[Source code of charts]
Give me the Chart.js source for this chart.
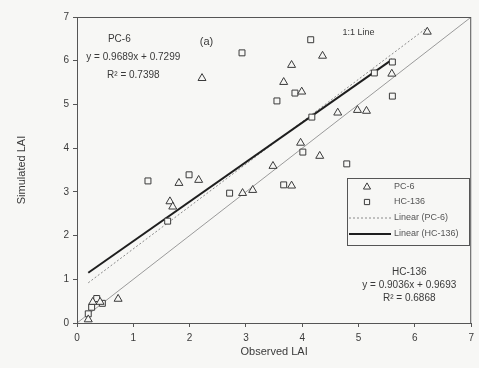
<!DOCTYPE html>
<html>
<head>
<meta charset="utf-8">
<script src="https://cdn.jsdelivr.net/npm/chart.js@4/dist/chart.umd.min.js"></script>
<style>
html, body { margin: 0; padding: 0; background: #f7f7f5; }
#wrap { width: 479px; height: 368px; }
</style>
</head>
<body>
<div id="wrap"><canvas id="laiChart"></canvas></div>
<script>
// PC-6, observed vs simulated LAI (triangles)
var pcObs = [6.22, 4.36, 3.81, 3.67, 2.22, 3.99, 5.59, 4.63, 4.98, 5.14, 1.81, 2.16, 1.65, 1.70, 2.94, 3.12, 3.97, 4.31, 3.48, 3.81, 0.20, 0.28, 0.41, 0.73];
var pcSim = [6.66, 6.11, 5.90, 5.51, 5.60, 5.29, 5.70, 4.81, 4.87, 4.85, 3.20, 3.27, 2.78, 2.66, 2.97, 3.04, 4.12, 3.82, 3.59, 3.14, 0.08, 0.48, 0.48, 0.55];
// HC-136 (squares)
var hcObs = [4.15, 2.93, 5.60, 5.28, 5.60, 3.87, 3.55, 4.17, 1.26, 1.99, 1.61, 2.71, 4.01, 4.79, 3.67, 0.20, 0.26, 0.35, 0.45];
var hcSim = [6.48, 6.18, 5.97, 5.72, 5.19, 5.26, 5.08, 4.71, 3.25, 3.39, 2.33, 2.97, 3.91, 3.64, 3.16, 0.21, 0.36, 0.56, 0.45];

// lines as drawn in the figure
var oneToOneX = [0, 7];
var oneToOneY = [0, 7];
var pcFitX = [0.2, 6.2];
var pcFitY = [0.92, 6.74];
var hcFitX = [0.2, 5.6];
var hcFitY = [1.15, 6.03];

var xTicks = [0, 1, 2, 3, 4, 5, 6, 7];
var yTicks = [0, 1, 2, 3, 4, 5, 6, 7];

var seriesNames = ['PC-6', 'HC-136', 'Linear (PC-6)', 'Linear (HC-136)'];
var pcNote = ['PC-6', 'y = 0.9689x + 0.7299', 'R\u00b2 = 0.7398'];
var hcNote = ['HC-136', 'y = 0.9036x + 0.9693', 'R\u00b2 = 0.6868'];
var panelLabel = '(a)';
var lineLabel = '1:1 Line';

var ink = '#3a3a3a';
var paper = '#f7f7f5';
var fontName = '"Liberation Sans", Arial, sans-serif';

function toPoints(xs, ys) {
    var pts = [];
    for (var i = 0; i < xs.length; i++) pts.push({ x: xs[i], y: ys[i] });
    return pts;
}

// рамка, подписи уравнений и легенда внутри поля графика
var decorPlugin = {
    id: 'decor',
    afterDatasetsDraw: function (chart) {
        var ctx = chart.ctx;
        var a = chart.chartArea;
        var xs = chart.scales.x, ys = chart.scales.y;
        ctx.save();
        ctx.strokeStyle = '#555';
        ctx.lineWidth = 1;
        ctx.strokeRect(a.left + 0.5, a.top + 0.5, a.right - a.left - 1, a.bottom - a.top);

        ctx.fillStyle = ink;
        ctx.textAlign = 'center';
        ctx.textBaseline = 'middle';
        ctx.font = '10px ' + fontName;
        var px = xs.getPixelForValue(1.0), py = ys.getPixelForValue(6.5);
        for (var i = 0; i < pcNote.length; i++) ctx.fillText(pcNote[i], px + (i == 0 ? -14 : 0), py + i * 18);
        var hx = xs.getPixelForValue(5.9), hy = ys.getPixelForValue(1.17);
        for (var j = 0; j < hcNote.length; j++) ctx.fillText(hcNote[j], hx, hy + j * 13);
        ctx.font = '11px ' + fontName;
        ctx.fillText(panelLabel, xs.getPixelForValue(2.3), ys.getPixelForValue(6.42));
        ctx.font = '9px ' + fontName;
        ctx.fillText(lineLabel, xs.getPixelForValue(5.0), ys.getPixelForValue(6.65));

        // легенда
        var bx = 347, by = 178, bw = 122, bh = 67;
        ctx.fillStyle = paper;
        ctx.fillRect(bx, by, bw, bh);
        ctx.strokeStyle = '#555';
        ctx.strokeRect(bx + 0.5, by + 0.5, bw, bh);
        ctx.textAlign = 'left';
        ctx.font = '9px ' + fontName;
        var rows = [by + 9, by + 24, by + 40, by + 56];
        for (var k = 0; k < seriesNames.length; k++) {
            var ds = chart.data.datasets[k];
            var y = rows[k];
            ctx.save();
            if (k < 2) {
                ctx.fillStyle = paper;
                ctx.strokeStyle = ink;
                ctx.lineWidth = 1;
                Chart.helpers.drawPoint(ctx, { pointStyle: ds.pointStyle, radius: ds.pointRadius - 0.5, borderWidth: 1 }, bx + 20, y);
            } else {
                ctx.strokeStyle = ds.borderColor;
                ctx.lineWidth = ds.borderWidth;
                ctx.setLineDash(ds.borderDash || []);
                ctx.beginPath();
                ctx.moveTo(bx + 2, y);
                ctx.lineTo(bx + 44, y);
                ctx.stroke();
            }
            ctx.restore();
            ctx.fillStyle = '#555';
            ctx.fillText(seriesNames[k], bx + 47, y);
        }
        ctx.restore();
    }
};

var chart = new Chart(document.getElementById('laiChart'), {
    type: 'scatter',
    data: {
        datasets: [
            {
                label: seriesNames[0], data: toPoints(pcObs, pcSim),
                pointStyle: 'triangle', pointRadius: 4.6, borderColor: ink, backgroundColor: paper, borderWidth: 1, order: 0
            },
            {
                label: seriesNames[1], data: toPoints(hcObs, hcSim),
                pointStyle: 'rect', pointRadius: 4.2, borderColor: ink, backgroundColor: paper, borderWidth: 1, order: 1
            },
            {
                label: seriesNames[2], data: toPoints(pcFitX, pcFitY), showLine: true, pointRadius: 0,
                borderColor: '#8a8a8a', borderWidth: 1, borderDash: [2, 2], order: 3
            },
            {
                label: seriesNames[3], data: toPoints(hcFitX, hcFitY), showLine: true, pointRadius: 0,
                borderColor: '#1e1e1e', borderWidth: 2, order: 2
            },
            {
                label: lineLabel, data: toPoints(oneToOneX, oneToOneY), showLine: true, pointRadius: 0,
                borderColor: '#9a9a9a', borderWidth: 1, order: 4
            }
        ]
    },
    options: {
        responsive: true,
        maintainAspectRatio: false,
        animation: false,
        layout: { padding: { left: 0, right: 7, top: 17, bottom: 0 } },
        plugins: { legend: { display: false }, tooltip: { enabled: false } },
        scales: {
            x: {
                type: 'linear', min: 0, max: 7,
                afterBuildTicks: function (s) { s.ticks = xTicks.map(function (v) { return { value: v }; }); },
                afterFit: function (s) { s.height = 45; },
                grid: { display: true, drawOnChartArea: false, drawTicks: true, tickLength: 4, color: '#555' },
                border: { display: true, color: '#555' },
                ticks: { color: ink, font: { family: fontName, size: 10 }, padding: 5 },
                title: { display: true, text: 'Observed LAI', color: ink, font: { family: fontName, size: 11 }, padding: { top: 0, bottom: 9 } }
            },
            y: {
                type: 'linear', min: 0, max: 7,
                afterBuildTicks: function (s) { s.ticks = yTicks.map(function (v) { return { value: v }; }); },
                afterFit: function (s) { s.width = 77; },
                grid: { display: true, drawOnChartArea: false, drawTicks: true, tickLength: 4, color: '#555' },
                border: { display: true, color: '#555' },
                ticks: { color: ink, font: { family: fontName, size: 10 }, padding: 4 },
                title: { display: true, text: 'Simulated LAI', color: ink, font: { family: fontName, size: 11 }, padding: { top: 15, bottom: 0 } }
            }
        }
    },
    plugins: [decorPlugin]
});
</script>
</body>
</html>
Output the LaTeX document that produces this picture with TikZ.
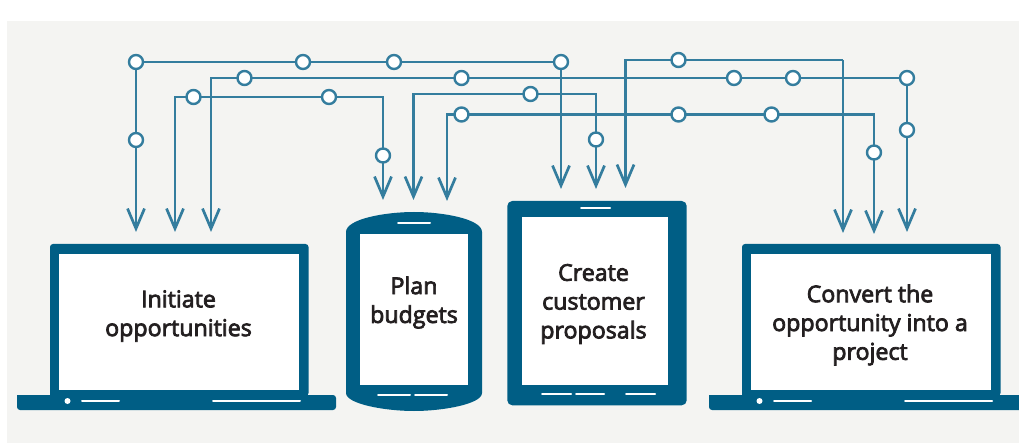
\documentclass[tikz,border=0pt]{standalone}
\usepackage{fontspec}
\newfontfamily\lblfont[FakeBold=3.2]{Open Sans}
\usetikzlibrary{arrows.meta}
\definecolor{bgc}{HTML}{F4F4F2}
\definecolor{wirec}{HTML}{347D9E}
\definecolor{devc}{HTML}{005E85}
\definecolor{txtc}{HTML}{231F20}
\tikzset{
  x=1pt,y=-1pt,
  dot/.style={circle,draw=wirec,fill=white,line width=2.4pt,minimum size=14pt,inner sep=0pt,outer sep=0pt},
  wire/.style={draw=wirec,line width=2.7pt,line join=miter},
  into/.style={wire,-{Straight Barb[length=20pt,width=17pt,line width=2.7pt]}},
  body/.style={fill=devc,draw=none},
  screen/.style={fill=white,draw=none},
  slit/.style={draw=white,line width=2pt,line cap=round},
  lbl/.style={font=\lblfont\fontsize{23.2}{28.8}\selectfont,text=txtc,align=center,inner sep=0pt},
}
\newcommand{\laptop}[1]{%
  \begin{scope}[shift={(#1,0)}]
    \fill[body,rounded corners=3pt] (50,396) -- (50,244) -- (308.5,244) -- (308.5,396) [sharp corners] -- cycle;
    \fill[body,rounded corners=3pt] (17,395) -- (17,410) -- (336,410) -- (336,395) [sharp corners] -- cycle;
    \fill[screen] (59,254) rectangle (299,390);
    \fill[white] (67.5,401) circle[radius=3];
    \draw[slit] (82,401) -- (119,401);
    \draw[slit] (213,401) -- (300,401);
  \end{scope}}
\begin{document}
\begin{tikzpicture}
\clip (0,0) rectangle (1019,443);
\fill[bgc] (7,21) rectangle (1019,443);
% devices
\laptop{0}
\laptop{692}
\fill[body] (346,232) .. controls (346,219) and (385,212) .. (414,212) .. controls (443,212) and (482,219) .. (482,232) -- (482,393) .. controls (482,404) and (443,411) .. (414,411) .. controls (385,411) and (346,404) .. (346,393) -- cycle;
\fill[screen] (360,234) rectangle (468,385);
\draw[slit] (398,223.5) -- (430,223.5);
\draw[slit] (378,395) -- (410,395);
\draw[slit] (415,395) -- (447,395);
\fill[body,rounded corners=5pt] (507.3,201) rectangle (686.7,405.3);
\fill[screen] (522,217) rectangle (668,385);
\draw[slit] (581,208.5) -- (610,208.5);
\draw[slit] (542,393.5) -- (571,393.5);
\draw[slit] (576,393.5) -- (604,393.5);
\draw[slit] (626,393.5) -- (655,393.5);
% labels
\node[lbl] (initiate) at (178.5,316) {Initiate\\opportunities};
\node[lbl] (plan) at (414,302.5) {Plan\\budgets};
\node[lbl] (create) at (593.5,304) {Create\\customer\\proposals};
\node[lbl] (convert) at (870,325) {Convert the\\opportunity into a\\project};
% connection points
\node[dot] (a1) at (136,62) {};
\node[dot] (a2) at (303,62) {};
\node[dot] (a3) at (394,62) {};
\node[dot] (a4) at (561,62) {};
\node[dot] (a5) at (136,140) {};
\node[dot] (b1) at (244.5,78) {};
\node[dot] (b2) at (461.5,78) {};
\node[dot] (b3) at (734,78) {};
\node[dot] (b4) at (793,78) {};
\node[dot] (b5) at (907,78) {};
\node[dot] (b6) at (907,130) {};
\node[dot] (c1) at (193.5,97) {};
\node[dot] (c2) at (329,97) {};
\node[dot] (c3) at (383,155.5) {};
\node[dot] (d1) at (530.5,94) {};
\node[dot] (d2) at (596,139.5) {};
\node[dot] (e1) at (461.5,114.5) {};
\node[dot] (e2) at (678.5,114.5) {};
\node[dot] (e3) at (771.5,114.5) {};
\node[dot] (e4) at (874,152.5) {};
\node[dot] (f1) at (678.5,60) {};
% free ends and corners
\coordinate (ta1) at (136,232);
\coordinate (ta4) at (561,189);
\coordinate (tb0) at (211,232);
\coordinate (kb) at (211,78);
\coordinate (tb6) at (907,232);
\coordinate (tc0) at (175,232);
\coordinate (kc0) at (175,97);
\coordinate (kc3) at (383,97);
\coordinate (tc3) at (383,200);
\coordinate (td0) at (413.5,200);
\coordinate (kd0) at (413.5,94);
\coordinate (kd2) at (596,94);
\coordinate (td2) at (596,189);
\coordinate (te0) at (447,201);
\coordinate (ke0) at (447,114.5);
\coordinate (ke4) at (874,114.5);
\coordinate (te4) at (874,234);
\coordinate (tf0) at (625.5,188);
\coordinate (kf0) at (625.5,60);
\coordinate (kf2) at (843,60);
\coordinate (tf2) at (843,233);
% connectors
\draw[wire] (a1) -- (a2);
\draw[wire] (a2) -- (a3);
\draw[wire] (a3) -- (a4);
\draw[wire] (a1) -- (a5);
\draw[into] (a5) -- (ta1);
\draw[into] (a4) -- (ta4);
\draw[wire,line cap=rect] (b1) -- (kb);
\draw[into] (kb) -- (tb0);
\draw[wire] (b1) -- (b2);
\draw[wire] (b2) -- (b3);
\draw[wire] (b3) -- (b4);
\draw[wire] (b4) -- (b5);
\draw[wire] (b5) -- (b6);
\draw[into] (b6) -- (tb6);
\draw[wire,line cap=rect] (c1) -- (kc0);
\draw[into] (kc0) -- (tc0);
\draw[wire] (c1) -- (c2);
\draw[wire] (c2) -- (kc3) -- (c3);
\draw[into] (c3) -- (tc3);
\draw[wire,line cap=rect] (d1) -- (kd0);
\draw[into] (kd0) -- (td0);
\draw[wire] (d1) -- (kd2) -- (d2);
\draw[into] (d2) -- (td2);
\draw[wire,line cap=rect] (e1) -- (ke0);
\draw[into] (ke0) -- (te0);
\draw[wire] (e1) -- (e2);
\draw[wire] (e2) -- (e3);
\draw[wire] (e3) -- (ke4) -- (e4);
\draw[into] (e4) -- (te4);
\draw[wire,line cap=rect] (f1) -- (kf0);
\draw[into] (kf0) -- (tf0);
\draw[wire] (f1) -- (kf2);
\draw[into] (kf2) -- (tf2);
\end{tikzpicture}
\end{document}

...

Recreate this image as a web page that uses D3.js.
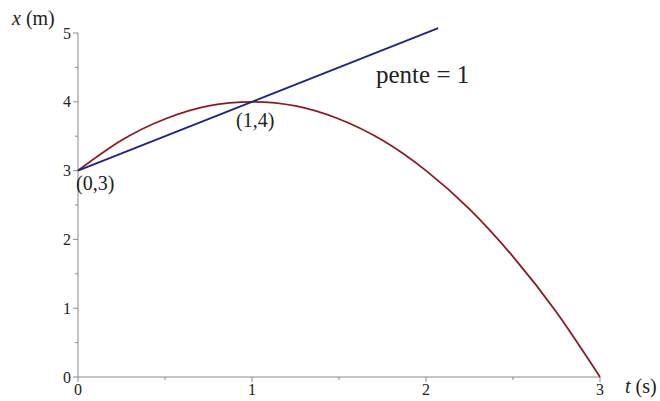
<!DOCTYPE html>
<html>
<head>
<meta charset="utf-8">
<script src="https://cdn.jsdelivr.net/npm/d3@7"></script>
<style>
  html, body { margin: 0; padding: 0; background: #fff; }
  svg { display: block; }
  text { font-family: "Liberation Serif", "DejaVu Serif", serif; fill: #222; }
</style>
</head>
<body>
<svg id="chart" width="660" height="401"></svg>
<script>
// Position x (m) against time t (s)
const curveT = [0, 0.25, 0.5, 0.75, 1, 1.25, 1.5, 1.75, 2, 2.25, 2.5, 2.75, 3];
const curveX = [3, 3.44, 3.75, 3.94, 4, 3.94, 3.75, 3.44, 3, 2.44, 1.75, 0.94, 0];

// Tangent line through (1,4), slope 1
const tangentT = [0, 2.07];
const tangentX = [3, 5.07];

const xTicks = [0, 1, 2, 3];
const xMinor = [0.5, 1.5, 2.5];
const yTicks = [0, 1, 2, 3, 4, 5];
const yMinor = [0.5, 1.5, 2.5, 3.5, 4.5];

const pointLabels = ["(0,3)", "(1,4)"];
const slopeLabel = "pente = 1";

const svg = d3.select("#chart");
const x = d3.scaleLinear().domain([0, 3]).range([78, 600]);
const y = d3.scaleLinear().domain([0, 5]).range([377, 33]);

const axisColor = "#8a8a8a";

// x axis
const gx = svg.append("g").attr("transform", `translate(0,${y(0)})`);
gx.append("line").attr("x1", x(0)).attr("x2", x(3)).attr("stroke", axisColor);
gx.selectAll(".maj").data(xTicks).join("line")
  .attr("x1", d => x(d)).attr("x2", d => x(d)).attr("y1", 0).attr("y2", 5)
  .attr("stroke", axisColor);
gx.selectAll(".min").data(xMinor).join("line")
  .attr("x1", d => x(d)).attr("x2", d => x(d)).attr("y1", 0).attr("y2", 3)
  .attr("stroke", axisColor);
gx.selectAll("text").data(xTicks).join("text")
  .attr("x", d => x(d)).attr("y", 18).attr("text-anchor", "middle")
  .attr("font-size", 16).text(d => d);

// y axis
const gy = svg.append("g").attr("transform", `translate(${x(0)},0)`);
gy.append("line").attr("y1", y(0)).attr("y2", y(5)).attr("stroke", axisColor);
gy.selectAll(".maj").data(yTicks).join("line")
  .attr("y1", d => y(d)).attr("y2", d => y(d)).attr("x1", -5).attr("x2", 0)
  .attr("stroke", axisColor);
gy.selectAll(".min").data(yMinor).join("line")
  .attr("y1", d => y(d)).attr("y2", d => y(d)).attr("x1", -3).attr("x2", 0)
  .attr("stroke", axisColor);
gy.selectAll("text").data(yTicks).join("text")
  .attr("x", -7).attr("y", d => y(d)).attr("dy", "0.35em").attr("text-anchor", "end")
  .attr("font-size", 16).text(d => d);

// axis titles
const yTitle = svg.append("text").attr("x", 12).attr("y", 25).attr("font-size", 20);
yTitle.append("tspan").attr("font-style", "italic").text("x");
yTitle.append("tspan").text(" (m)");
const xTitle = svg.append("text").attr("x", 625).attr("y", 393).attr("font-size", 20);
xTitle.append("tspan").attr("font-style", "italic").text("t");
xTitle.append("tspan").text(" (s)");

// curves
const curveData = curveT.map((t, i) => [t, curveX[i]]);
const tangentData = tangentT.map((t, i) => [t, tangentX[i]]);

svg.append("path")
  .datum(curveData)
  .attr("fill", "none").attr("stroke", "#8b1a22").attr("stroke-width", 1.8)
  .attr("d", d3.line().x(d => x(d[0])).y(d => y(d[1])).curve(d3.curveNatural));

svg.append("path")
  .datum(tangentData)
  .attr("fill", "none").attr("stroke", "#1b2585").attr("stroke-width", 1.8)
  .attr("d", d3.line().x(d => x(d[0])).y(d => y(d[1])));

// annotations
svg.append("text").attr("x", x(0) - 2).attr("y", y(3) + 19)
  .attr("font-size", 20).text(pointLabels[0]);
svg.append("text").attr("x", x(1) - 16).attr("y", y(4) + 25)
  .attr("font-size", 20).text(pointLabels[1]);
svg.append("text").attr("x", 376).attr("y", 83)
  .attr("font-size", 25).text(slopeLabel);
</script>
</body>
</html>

#### [Exercise task]
Only lines with the word "that" should be collected from the material.

#### [Final answer]
Output the LaTeX document that produces this picture with TikZ.
Recreate this image as a web page that uses D3.js.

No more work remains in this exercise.